むしろ、学ぶほどにわからなくなっていくと言っていいかもしれない。
知識の風船は、空気を含めば大きくなっていく。
大きくなった分だけ、外に触れる表面積は増える。知れば知るほど、知らない部分に触れる面積が大きくなるわけだ。
知の獲得は、不知の自覚と表裏一体なんだろう。
そんなに急いでどこへ行く
不知に、曖昧さに、決められなさに、もうちょっとだけ寛容だったらいいのになあと思う昨今である。
そりゃ、短期的に見たらさっさと決めて専門性を深めたほうが役に立つだろう。
そろそろお気づきだと思うが、私はこういう考えはあまり好きじゃない。
「すぐに役に立つものは、すぐに役に立たなくなる」
生きる時間も長くなっているし、技術も日進月歩で発展している。それにもかかわらず、どうして私たちはこんなに精神的に急いでいるのだろう。急かされているのだろう。
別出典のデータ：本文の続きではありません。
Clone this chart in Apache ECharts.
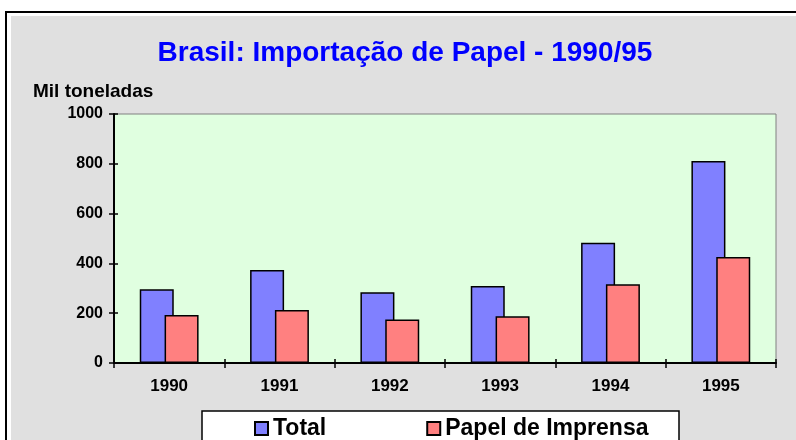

もうちょっと、もうちょっとだけでも、くつろいでいいんじゃないだろうか。
以上、「興味があること」へと駆り立てようとする社会への、ささやかな叛逆でありました。
そんなことをぼんやりと考えながら、私は今日も課題に追われる。
いや、これは追われているんじゃない。自分がいまやりたいことをやっているんだ。
あくまで自分のペースなんだと、そう言い聞かせながら。